## start
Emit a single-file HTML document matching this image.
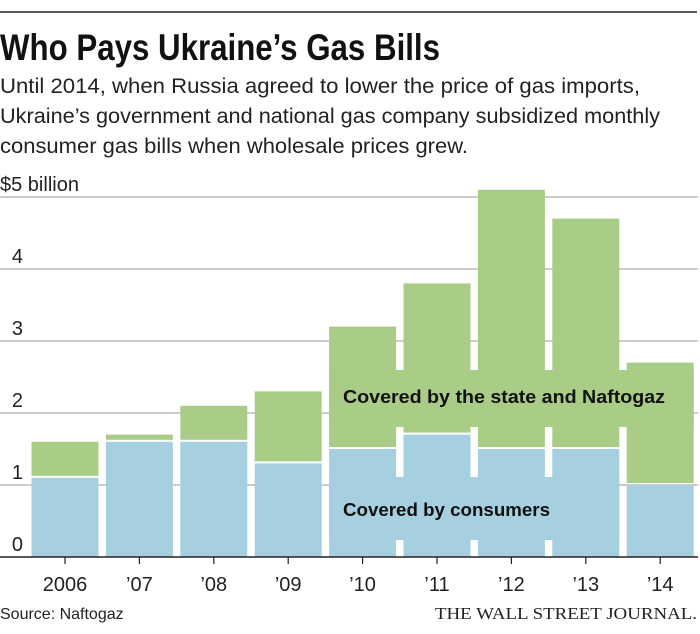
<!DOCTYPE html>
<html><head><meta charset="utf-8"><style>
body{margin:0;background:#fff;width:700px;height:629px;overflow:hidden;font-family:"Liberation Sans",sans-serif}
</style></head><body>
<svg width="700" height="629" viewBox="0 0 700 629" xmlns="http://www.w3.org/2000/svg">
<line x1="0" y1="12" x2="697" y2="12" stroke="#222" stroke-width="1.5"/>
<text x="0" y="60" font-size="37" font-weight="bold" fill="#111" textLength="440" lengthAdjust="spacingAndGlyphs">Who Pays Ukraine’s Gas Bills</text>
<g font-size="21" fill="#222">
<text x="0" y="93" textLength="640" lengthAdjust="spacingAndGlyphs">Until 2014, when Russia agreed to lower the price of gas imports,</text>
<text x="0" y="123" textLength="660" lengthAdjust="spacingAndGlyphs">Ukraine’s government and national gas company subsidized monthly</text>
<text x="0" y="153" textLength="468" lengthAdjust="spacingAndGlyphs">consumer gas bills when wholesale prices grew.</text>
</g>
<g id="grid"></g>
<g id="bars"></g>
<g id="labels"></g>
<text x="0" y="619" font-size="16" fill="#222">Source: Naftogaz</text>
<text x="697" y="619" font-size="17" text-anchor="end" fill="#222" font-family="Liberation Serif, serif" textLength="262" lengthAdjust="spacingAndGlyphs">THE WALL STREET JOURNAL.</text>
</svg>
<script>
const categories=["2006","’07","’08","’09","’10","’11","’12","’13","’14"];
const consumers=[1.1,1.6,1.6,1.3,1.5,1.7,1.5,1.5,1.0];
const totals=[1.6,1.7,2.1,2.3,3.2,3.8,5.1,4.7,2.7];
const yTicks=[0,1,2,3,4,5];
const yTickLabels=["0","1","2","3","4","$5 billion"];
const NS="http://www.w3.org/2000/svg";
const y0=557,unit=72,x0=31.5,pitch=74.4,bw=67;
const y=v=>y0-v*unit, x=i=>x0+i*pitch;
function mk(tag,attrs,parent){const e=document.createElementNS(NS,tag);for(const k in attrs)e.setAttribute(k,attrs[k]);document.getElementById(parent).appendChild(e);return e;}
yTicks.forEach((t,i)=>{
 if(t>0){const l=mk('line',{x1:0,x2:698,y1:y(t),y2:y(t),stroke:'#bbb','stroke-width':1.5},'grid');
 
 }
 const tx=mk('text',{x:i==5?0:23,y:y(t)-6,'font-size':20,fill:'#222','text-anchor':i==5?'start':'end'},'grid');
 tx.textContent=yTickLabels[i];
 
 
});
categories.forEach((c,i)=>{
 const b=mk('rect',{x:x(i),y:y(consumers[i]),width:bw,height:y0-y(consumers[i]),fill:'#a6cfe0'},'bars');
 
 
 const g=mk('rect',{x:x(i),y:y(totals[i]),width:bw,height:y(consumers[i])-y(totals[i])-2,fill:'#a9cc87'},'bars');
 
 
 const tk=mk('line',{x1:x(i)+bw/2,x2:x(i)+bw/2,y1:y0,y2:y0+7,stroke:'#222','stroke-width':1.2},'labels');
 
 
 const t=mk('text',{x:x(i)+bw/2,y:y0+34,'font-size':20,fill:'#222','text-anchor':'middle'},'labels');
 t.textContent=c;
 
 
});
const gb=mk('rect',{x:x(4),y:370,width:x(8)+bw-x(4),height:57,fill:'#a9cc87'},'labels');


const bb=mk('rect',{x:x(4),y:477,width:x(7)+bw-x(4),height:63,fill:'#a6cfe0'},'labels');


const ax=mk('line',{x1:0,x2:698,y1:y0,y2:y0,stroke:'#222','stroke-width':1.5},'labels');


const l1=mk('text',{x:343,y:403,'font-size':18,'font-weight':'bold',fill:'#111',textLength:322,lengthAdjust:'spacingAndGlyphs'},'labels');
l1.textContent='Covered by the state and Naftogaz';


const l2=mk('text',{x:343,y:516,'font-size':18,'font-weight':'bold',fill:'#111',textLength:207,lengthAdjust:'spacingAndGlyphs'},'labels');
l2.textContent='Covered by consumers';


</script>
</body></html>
## end
- **What you should do**: Take the listing and print it again exactly, but without any pictures.

- **Answer to the task**:
Emit a single-file HTML document matching this image.
<!DOCTYPE html>
<html><head><meta charset="utf-8"><style>
body{margin:0;background:#fff;width:700px;height:629px;overflow:hidden;font-family:"Liberation Sans",sans-serif}
</style></head><body>
<svg width="700" height="629" viewBox="0 0 700 629" xmlns="http://www.w3.org/2000/svg">
<line x1="0" y1="12" x2="697" y2="12" stroke="#222" stroke-width="1.5"/>
<text x="0" y="60" font-size="37" font-weight="bold" fill="#111" textLength="440" lengthAdjust="spacingAndGlyphs">Who Pays Ukraine’s Gas Bills</text>
<g font-size="21" fill="#222">
<text x="0" y="93" textLength="640" lengthAdjust="spacingAndGlyphs">Until 2014, when Russia agreed to lower the price of gas imports,</text>
<text x="0" y="123" textLength="660" lengthAdjust="spacingAndGlyphs">Ukraine’s government and national gas company subsidized monthly</text>
<text x="0" y="153" textLength="468" lengthAdjust="spacingAndGlyphs">consumer gas bills when wholesale prices grew.</text>
</g>
<g id="grid"></g>
<g id="bars"></g>
<g id="labels"></g>
<text x="0" y="619" font-size="16" fill="#222">Source: Naftogaz</text>
<text x="697" y="619" font-size="17" text-anchor="end" fill="#222" font-family="Liberation Serif, serif" textLength="262" lengthAdjust="spacingAndGlyphs">THE WALL STREET JOURNAL.</text>
</svg>
<script>
const categories=["2006","’07","’08","’09","’10","’11","’12","’13","’14"];
const consumers=[1.1,1.6,1.6,1.3,1.5,1.7,1.5,1.5,1.0];
const totals=[1.6,1.7,2.1,2.3,3.2,3.8,5.1,4.7,2.7];
const yTicks=[0,1,2,3,4,5];
const yTickLabels=["0","1","2","3","4","$5 billion"];
const NS="http://www.w3.org/2000/svg";
const y0=557,unit=72,x0=31.5,pitch=74.4,bw=67;
const y=v=>y0-v*unit, x=i=>x0+i*pitch;
function mk(tag,attrs,parent){const e=document.createElementNS(NS,tag);for(const k in attrs)e.setAttribute(k,attrs[k]);document.getElementById(parent).appendChild(e);return e;}
yTicks.forEach((t,i)=>{
 if(t>0){const l=mk('line',{x1:0,x2:698,y1:y(t),y2:y(t),stroke:'#bbb','stroke-width':1.5},'grid');
 
 }
 const tx=mk('text',{x:i==5?0:23,y:y(t)-6,'font-size':20,fill:'#222','text-anchor':i==5?'start':'end'},'grid');
 tx.textContent=yTickLabels[i];
 
 
});
categories.forEach((c,i)=>{
 const b=mk('rect',{x:x(i),y:y(consumers[i]),width:bw,height:y0-y(consumers[i]),fill:'#a6cfe0'},'bars');
 
 
 const g=mk('rect',{x:x(i),y:y(totals[i]),width:bw,height:y(consumers[i])-y(totals[i])-2,fill:'#a9cc87'},'bars');
 
 
 const tk=mk('line',{x1:x(i)+bw/2,x2:x(i)+bw/2,y1:y0,y2:y0+7,stroke:'#222','stroke-width':1.2},'labels');
 
 
 const t=mk('text',{x:x(i)+bw/2,y:y0+34,'font-size':20,fill:'#222','text-anchor':'middle'},'labels');
 t.textContent=c;
 
 
});
const gb=mk('rect',{x:x(4),y:370,width:x(8)+bw-x(4),height:57,fill:'#a9cc87'},'labels');


const bb=mk('rect',{x:x(4),y:477,width:x(7)+bw-x(4),height:63,fill:'#a6cfe0'},'labels');


const ax=mk('line',{x1:0,x2:698,y1:y0,y2:y0,stroke:'#222','stroke-width':1.5},'labels');


const l1=mk('text',{x:343,y:403,'font-size':18,'font-weight':'bold',fill:'#111',textLength:322,lengthAdjust:'spacingAndGlyphs'},'labels');
l1.textContent='Covered by the state and Naftogaz';


const l2=mk('text',{x:343,y:516,'font-size':18,'font-weight':'bold',fill:'#111',textLength:207,lengthAdjust:'spacingAndGlyphs'},'labels');
l2.textContent='Covered by consumers';


</script>
</body></html>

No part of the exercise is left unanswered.